Stress concentrations, displacement fields, and failure indices (e.g., Hashin failure criteria) are used to detect weak zones. The process iterates between the model and design table until all regions of the vessel satisfy strength, fatigue, and safety margin requirements with minimal material use.
Material Selection and Considerations
The fibers used in this invention are typically high-strength carbon fibers due to their high modulus and low density. In some cases, hybrid combinations with glass fiber are used to reduce cost or improve damage tolerance. The resin matrix may be epoxy, vinyl ester, or a thermoplastic depending on the curing process and final application temperature.
The liner used is a thermoplastic (HDPE, PA6, or similar) that is gas-tight and chemically compatible with the stored fluid but does not carry any mechanical load. The overwrap is applied using filament winding machines under controlled tension and temperature, followed by resin curing or consolidation in an autoclave or oven.
Benefits and Advantages of the Invention
• Weight Reduction: By selectively applying fibers at optimized angles, material usage is minimized while meeting safety margins.

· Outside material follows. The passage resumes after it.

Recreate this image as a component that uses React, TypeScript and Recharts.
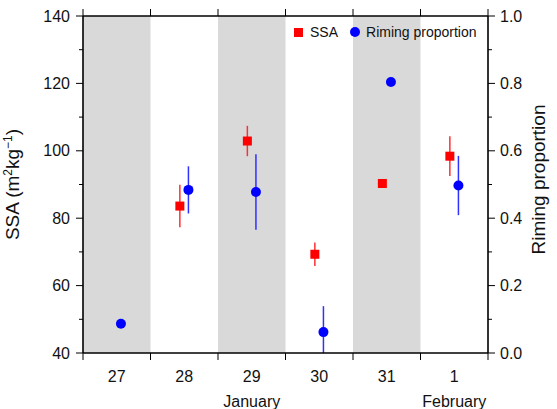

• Stress Uniformity: Strategic placement of ±θ and 90° windings distributes loads evenly, reducing delamination and micro-cracking.

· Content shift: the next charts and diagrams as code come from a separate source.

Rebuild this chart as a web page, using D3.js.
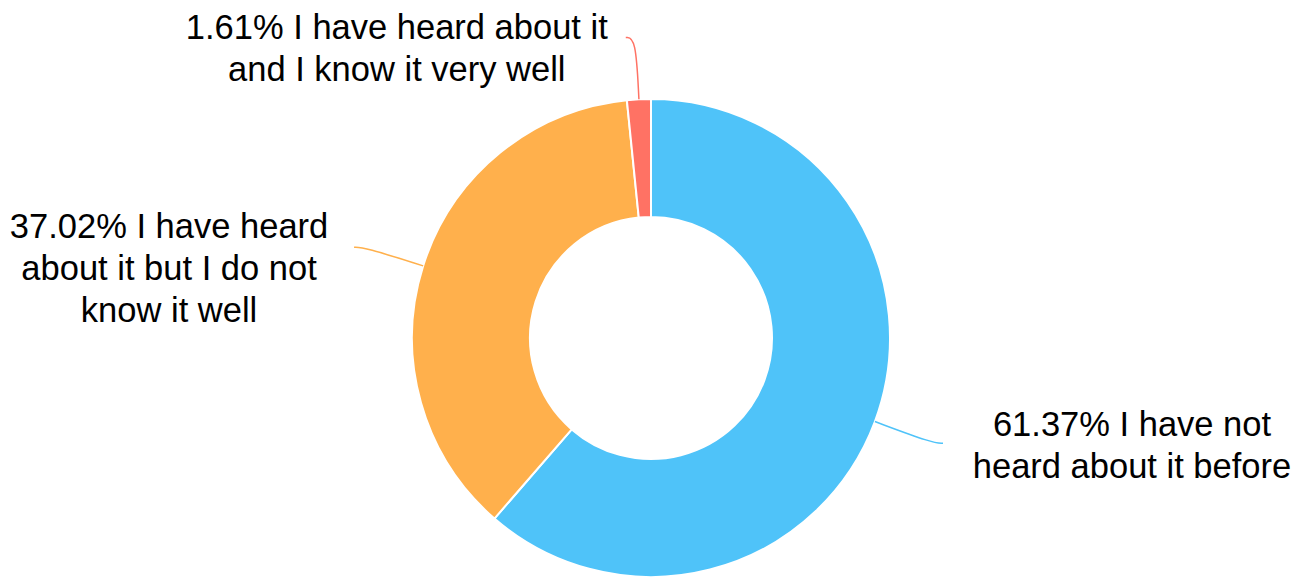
<!DOCTYPE html>
<html>
<head>
<meta charset="utf-8">
<script src="https://cdn.jsdelivr.net/npm/d3@7/dist/d3.min.js"></script>
<style>
  html, body { margin: 0; padding: 0; background: #fff; }
  svg { display: block; }
  text { font-family: "Liberation Sans", Arial, Helvetica, sans-serif; fill: #000; }
</style>
</head>
<body>
<svg id="chart" width="1311" height="579"></svg>
<script>
const categories = [
  "I have not heard about it before",
  "I have heard about it but I do not know it well",
  "I have heard about it and I know it very well"
];
const values = [61.37, 37.02, 1.61];
const colors = ["#4fc3f9", "#ffb04c", "#ff7264"];
const labelLines = [
  ["61.37% I have not", "heard about it before"],
  ["37.02% I have heard", "about it but I do not", "know it well"],
  ["1.61% I have heard about it", "and I know it very well"]
];

const W = 1311, H = 579;
const cx = 651, cy = 338, rOuter = 239, rInner = 121;
// label layout: block center offsets from line end
const labelLayout = [
  { dx: 189, dy: 2 },
  { dx: -185, dy: 21 },
  { dx: -229, dy: 11 }
];

const svg = d3.select("#chart");
const g = svg.append("g").attr("transform", `translate(${cx},${cy})`);

const data = values.map((v, i) => ({ name: categories[i], value: v, i }));
const pie = d3.pie().value(d => d.value).sort(null).startAngle(0).endAngle(2 * Math.PI);
const arcs = pie(data);
const arc = d3.arc().innerRadius(rInner).outerRadius(rOuter);

g.selectAll("path.slice").data(arcs).join("path")
  .attr("class", "slice")
  .attr("d", arc)
  .attr("fill", d => colors[d.data.i])
  .attr("stroke", "#fff")
  .attr("stroke-width", 2)
  .attr("stroke-linejoin", "round");

const len1 = 62, len2 = 10;
const lineGen = d3.line().curve(d3.curveBasis);

arcs.forEach(a => {
  const mid = (a.startAngle + a.endAngle) / 2;
  const ux = Math.sin(mid), uy = -Math.cos(mid);
  const A = [ux * rOuter, uy * rOuter];
  const B = [ux * (rOuter + len1), uy * (rOuter + len1)];
  const side = ux >= 0 ? 1 : -1;
  const C = [B[0] + side * len2, B[1]];
  g.append("path")
    .attr("d", lineGen([A, B, C]))
    .attr("fill", "none")
    .attr("stroke", colors[a.data.i])
    .attr("stroke-width", 1.5);

  const lay = labelLayout[a.data.i];
  const lines = labelLines[a.data.i];
  const lh = 42;
  const bx = C[0] + lay.dx;
  const by = C[1] + lay.dy;
  const t = g.append("text")
    .attr("text-anchor", "middle")
    .attr("font-size", 34.5);
  lines.forEach((ln, k) => {
    t.append("tspan")
      .attr("x", bx)
      .attr("y", by + (k - (lines.length - 1) / 2) * lh)
      .attr("dy", "0.35em")
      .text(ln);
  });
});
</script>
</body>
</html>
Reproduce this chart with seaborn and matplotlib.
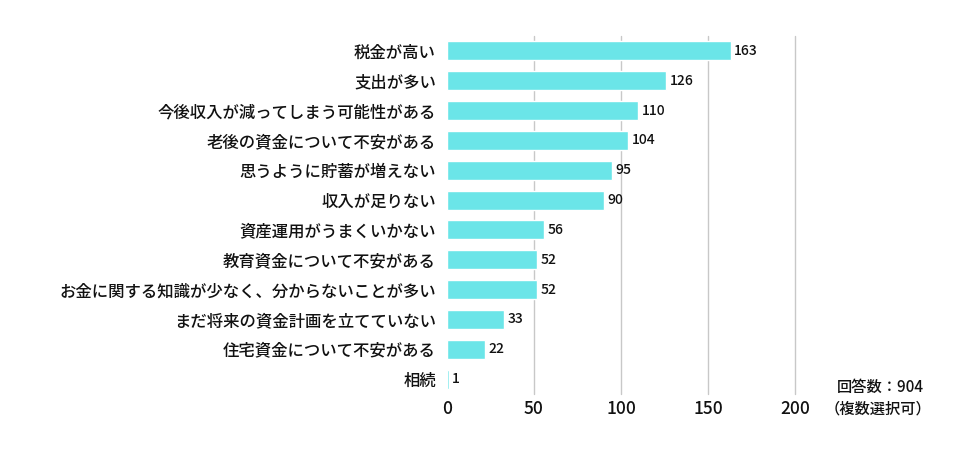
import pandas as pd
import matplotlib.pyplot as plt
import seaborn as sns

# Data
categories = [
    "税金が高い",
    "支出が多い",
    "今後収入が減ってしまう可能性がある",
    "老後の資金について不安がある",
    "思うように貯蓄が増えない",
    "収入が足りない",
    "資産運用がうまくいかない",
    "教育資金について不安がある",
    "お金に関する知識が少なく、分からないことが多い",
    "まだ将来の資金計画を立てていない",
    "住宅資金について不安がある",
    "相続",
]
counts = [163, 126, 110, 104, 95, 90, 56, 52, 52, 33, 22, 1]
x_ticks = [0, 50, 100, 150, 200]

df = pd.DataFrame({"item": categories, "count": counts})

sns.set_theme(style="white")
plt.rcParams["font.family"] = ["Noto Sans CJK JP", "DejaVu Sans"]
plt.rcParams["font.weight"] = "medium"

fig = plt.figure(figsize=(9.76, 4.59), dpi=100)
ax = fig.add_axes([0.458, 0.1416, 0.3566, 0.78])

sns.barplot(data=df, x="count", y="item", color="#6BE5E8", saturation=1,
            width=0.64, ax=ax, zorder=3)

ax.set_xlim(0, 200)
ax.set_ylim(len(categories) - 0.5, -0.5)
ax.set_xticks(x_ticks)
ax.set_xticklabels([str(t) for t in x_ticks], fontsize=12.5, color="#111111")
ax.tick_params(axis="y", labelsize=11.8, colors="#111111", length=0, pad=8)
ax.tick_params(axis="x", length=0, pad=4)
ax.set_xlabel("")
ax.set_ylabel("")

# vertical grid lines (the 200 line sits on the axis edge, so don't clip it)
for t in x_ticks[1:]:
    ax.axvline(t, color="#c8c8c8", lw=1, zorder=1, clip_on=False)

for s in ax.spines.values():
    s.set_visible(False)

for i, v in enumerate(counts):
    ax.text(v + 2, i, str(v), va="center", ha="left", fontsize=10, color="#111111")

fig.text(0.902, 0.157, "回答数：904", ha="center", va="center", fontsize=11, color="#111111")
fig.text(0.9, 0.11, "（複数選択可）", ha="center", va="center", fontsize=11, color="#111111")

fig.savefig("out.png", dpi=100)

• Burst Pressure Optimization: Mixed-angle layers allow higher burst resistance with fewer total layers compared to conventional winding.
• Dome Strength Enhancement: Polar windings at the ends provide axial strength where traditional hoop windings are ineffective.

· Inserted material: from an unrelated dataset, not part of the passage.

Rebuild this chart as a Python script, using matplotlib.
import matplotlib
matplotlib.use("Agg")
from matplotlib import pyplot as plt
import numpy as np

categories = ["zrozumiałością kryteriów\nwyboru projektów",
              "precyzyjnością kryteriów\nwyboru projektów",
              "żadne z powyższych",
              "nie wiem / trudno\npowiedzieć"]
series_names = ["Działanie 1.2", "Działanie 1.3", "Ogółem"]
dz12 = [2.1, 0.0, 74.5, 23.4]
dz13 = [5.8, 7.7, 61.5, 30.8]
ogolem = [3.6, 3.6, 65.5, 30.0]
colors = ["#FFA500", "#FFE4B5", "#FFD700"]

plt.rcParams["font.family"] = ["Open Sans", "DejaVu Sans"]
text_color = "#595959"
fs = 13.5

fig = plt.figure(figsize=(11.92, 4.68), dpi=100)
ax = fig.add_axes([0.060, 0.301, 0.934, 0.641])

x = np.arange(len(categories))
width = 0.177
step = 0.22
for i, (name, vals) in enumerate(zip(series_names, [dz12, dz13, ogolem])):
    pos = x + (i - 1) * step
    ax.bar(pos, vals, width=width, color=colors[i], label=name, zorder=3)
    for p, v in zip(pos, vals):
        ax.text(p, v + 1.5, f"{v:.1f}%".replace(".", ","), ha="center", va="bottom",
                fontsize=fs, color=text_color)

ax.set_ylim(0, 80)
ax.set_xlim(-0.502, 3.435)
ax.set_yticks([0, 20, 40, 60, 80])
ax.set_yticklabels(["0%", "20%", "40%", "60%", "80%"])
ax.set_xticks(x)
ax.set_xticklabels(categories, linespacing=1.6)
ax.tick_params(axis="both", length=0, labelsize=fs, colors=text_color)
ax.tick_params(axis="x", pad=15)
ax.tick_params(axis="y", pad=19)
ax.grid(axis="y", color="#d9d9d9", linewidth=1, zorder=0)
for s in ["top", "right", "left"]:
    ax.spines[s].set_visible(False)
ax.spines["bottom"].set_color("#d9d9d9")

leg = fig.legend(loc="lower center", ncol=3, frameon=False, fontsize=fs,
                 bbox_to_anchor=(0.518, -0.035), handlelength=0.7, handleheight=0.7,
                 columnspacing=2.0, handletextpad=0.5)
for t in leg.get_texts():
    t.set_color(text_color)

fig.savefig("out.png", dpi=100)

• Custom Geometry Accommodation: Non-geodesic winding supports custom dome shapes, valves, and nozzles.
• Simulation-Based Design: Integration with FEA allows predictive design, faster prototyping, and verification before production.
Example Implementation
A hydrogen vessel designed to withstand 700 bar internal pressure may include the following winding pattern:
• Layer 1: Helical +35°
• Layer 2: Helical –35°
• Layer 3: Hoop 90°
• Layer 4: Polar 5° (dome regions only)
• Layer 5: Helical +20°
• Layer 6: Helical –20°
• Layer 7: Hoop 90°
• Layer 8: Polar 0° (reinforced dome section)
This 8-layer sequence ensures balanced axial and hoop strength while minimizing material waste. The polar layers are only applied in dome areas, allowing the cylindrical body to remain lightweight.

, Claims:1. A fiber winding configuration for Type IV COPVs comprising multiple layers of composite fibers at optimized angles to resist hoop and axial stresses.
2. The configuration of claim 1, wherein hoop winding fibers are oriented between 85° and 90° relative to the vessel's longitudinal axis.
3. The configuration of claim 1, wherein helical winding fibers are oriented between ±10° and ±45° relative to the longitudinal axis.
4. The configuration of claim 1, wherein polar winding fibers are laid between 0° and 10° in the dome region to enhance axial strength.
5. The configuration of claim 1, wherein winding patterns include alternating positive and negative helical angles to balance torque.
6. The configuration of claim 1, wherein the winding angle and pattern are determined using finite element analysis based on stress prediction under internal pressure.
7. The configuration of claim 1, wherein a geodesic winding is applied for efficient coverage of dome sections, minimizing waste.
8. The configuration of claim 1, wherein a non-geodesic winding is selectively applied for structural reinforcement in non-uniform geometries.
9. The configuration of claim 1, wherein the vessel comprises at least one inner polymer liner and external composite overwrap impregnated with thermoset or thermoplastic resin.
10. The configuration of claim 1, wherein the winding sequence is helical → hoop → polar, repeated across multiple layers to optimize burst pressure and reduce weight.